In the full application of the original concept, a root cause of difficulties lies in the preferable harmony and chemistry among various reciprocal attributes, which can determine the system characteristics. Obviously, we must establish a smart factory in accordance with the customer’s requirements, and thus a further hindrance is certain uncertainties in such requirements. In addition, such leading attributes ranges from engineering, through economics, to social attributes (see Fig. 1.9).

As a result, nearly all production engineers and researchers do not delve into the essential features within a facing problem, but do solve such a problem by the case-by-case way in both FCIPS and the smart factory to some extent. Obviously, the solution obtained by the case-by-case method is very valuable together with high applicability.

In contrast, it is desirable that people in the academia should scrutinise in detail the essential features of each R & D (Research and Engineering Development) subjects and could transfer the valuable achievement into the practice after conducting an innovative research.
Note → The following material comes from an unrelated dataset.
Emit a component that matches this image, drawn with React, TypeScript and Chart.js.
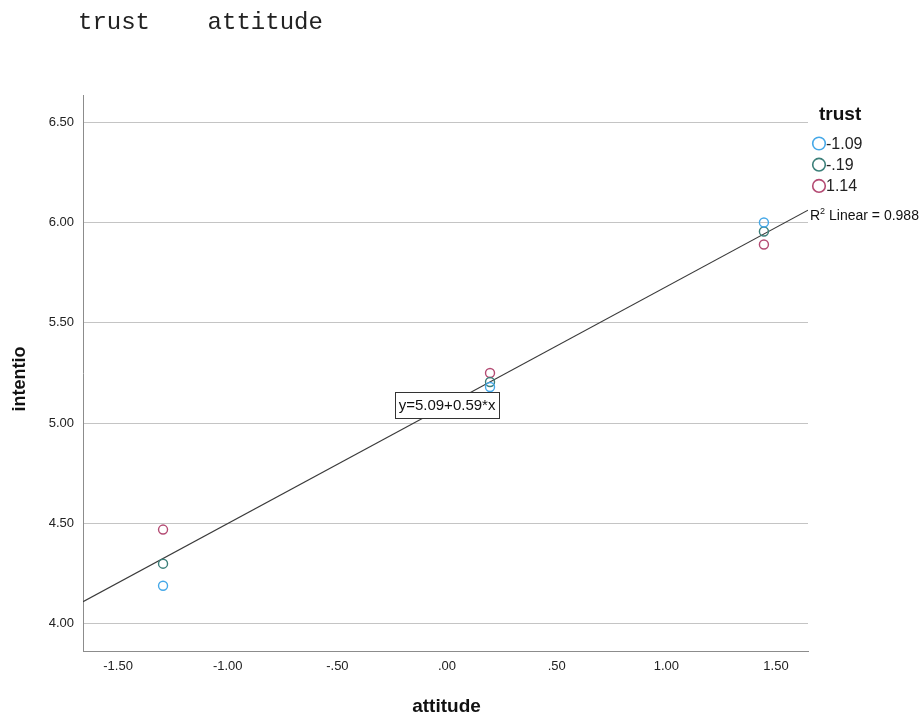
import React, { useEffect, useRef } from "react";
import { Chart, registerables } from "chart.js";

Chart.register(...registerables);

const headerText = "trust    attitude";
const xTitle = "attitude";
const yTitle = "intentio";
const legendTitle = "trust";
const attitudeValues = [-1.295, 0.196, 1.445];
const trustLabels = ["-1.09", "-.19", "1.14"];
const intentLowTrust = [4.19, 5.18, 6.0];
const intentMidTrust = [4.3, 5.205, 5.955];
const intentHighTrust = [4.47, 5.25, 5.89];
const seriesColors = ["#45a8e8", "#3b7f79", "#b44b73"];
const fitIntercept = 5.09;
const fitSlope = 0.59;
const fitR2 = "0.988";
const xTickValues = [-1.5, -1.0, -0.5, 0, 0.5, 1.0, 1.5];
const xTickLabels = ["-1.50", "-1.00", "-.50", ".00", ".50", "1.00", "1.50"];
const yTickValues = [4.0, 4.5, 5.0, 5.5, 6.0, 6.5];
const yTickLabels = ["4.00", "4.50", "5.00", "5.50", "6.00", "6.50"];
const xRange = [-1.66, 1.646];
const yRange = [3.865, 6.635];

const seriesValues = [intentLowTrust, intentMidTrust, intentHighTrust];
const SANS = '"Liberation Sans", Arial, sans-serif';

export default function App() {
  const ref = useRef<HTMLCanvasElement>(null);

  useEffect(() => {
    const canvas = ref.current;
    if (!canvas) return;

    const pointSets = seriesValues.map((vals, i) => ({
      type: "scatter" as const,
      label: trustLabels[i],
      data: attitudeValues.map((x, j) => ({ x, y: vals[j] })),
      backgroundColor: "rgba(0,0,0,0)",
      borderColor: seriesColors[i],
      borderWidth: 1.4,
      pointRadius: 4.5,
      pointHoverRadius: 4.5,
      order: 1,
    }));

    const fitLine = {
      type: "line" as const,
      label: "fit",
      data: xRange.map((x) => ({ x, y: fitIntercept + fitSlope * x })),
      borderColor: "#3a3a3a",
      borderWidth: 1.2,
      pointRadius: 0,
      showLine: true,
      fill: false,
      order: 10,
    };

    const overlay = {
      id: "overlay",
      afterDatasetsDraw(chart: any) {
        const ctx = chart.ctx as CanvasRenderingContext2D;
        const xs = chart.scales.x;
        const ys = chart.scales.y;
        const cx = xs.getPixelForValue(0);
        const cy = ys.getPixelForValue(fitIntercept);
        const eq = `y=${fitIntercept.toFixed(2)}+${fitSlope.toFixed(2)}*x`;
        ctx.save();
        ctx.font = `15px ${SANS}`;
        const w = Math.round(ctx.measureText(eq).width + 7);
        const h = 26;
        const bx = Math.round(cx - w / 2) + 0.5;
        const by = Math.round(cy - h / 2) + 0.5;
        ctx.fillStyle = "#ffffff";
        ctx.fillRect(bx, by, w, h);
        ctx.strokeStyle = "#333";
        ctx.lineWidth = 1;
        ctx.strokeRect(bx, by, w, h);
        ctx.fillStyle = "#111";
        ctx.textAlign = "center";
        ctx.textBaseline = "middle";
        ctx.fillText(eq, cx, cy + 1);
        ctx.restore();
      },
      afterDraw(chart: any) {
        const ctx = chart.ctx as CanvasRenderingContext2D;
        const area = chart.chartArea;
        ctx.save();
        // header
        ctx.font = '24px "Liberation Mono", "Courier New", monospace';
        ctx.fillStyle = "#222";
        ctx.textBaseline = "alphabetic";
        ctx.textAlign = "left";
        ctx.fillText(headerText, 78, 29);
        // y axis title
        ctx.save();
        ctx.translate(20, 379);
        ctx.rotate(-Math.PI / 2);
        ctx.font = `bold 18px ${SANS}`;
        ctx.fillStyle = "#111";
        ctx.textAlign = "center";
        ctx.textBaseline = "middle";
        ctx.fillText(yTitle, 0, 0);
        ctx.restore();
        // x axis title
        ctx.font = `bold 19px ${SANS}`;
        ctx.fillStyle = "#111";
        ctx.textAlign = "center";
        ctx.textBaseline = "alphabetic";
        ctx.fillText(xTitle, (area.left + area.right) / 2 + 1, 712);
        // legend
        ctx.textAlign = "left";
        const lx = area.right;
        ctx.font = `bold 19px ${SANS}`;
        ctx.textBaseline = "middle";
        ctx.fillText(legendTitle, lx + 11, 115);
        ctx.font = `16px ${SANS}`;
        chart.data.datasets.forEach((ds: any, i: number) => {
          if (ds.type !== "scatter") return;
          const y = 143.5 + i * 21.2;
          ctx.beginPath();
          ctx.arc(lx + 11, y, 6.3, 0, Math.PI * 2);
          ctx.strokeStyle = ds.borderColor;
          ctx.lineWidth = 1.6;
          ctx.stroke();
          ctx.fillStyle = "#222";
          ctx.fillText(ds.label, lx + 18, y + 1);
        });
        // R2 label
        const ry = 220;
        const rx = area.right + 2;
        ctx.textBaseline = "alphabetic";
        ctx.font = `14px ${SANS}`;
        ctx.fillStyle = "#111";
        ctx.fillText("R", rx, ry);
        const rw = ctx.measureText("R").width;
        ctx.font = `9px ${SANS}`;
        ctx.fillText("2", rx + rw, ry - 6);
        const sw = ctx.measureText("2").width;
        ctx.font = `14px ${SANS}`;
        ctx.fillText(` Linear = ${fitR2}`, rx + rw + sw, ry);
        ctx.restore();
      },
    };

    const chart = new Chart(canvas, {
      type: "scatter",
      data: { datasets: [...pointSets, fitLine] as any },
      options: {
        animation: false,
        responsive: false,
        devicePixelRatio: 1,
        layout: { padding: { top: 95, left: 0, right: 114, bottom: 0 } },
        plugins: {
          legend: { display: false },
          tooltip: { enabled: false },
        },
        scales: {
          x: {
            type: "linear",
            min: xRange[0],
            max: xRange[1],
            afterBuildTicks: (s: any) => {
              s.ticks = xTickValues.map((v) => ({ value: v }));
            },
            afterFit: (s: any) => {
              s.height = 65;
            },
            grid: { display: false, drawTicks: false },
            border: { display: true, color: "#8c8c8c", width: 1 },
            ticks: {
              padding: 8,
              color: "#222",
              font: { size: 13, family: SANS },
              callback: (v: any) => {
                const idx = xTickValues.findIndex((t) => Math.abs(t - v) < 1e-9);
                return idx >= 0 ? xTickLabels[idx] : "";
              },
              maxRotation: 0,
              autoSkip: false,
            },
          },
          y: {
            type: "linear",
            min: yRange[0],
            max: yRange[1],
            afterBuildTicks: (s: any) => {
              s.ticks = yTickValues.map((v) => ({ value: v }));
            },
            afterFit: (s: any) => {
              s.width = 83;
            },
            grid: { display: true, drawTicks: false, color: "#c4c4c4", lineWidth: 1 },
            border: { display: true, color: "#8c8c8c", width: 1 },
            ticks: {
              padding: 9,
              color: "#222",
              font: { size: 13, family: SANS },
              callback: (v: any) => {
                const idx = yTickValues.findIndex((t) => Math.abs(t - v) < 1e-9);
                return idx >= 0 ? yTickLabels[idx] : "";
              },
              autoSkip: false,
            },
          },
        },
      },
      plugins: [overlay],
    });

    return () => chart.destroy();
  }, []);

  return (
    <div style={{ position: "absolute", left: 0, top: 0, width: 922, height: 716, background: "#fff" }}>
      <canvas ref={ref} width={922} height={716} style={{ display: "block", width: 922, height: 716 }} />
    </div>
  );
}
Paraphrasing, we may appraise often the well-intellectual backup method rather than the experience-based remedies to solve the engineering problem.

In many respects, we must investigate leading R & D subjects in FCIPS and the smart factory in consideration of their essential features, and this chapter will place the stress on the technological subjects. On the basis of our long-standing experiences for FCIPS and investigation into the crucial problems in the smart factory, we first analyse and suggest some leading R & D subjects in both FCIPS and the smart factory, and then some representatives in such subjects will be detailed and discussed herein. Of note, Chapter 7 will discuss the R & D subjects within manufacturing culture and industrial sociology aspects.

CHAPTER 7 So far we have been demonstrated the potentials of flexible manufacturing technology that is currently available or in the process of development for convertibility towards CPS Module in the smart factory. We have seen that an important factor of the ‘Industrie 4.0’ strategy is the preservation and continuous further use (and improvement, i.e. the “elevation” of technological potentials) of already existing smart production technology and to include these technologies in the emerging structures of the smart factory. Obviously this requires migration strategies towards the smart factory. But since the existing technological components are not sufficient to implement the concept of ‘Industry 4.0’, the pathway to this end is thus both, evolutionary and also radical innovation. And it is very likely that also the work organisation and qualification structures of the smart factory can not only be thought of as an evolutionary continuation of today’s structures, but also require radical re-thinking.

This Chapter will address the so far unexplained relationship between the technology of the smart factory and the organisational and qualification aspects of production under the conditions of ‘Industrie 4.0’. In popular debate, this often reads as follows: Will the smart factory revolutionise the world of work? Or: Will ‘Industrie 4.0’ demand completely new qualifications of the work force? These and other questions will be taken up and answered tentatively. The focus will be on requirements for work organisation and qualification in the areas of design (construction) and manufacture. This means that on the one hand engineers are targeted and on the other technicians and personnel at shop-floor level. The former see themselves as developers of smart production systems, the others as implementers and maintenance personnel exposed to the newly arising challenges.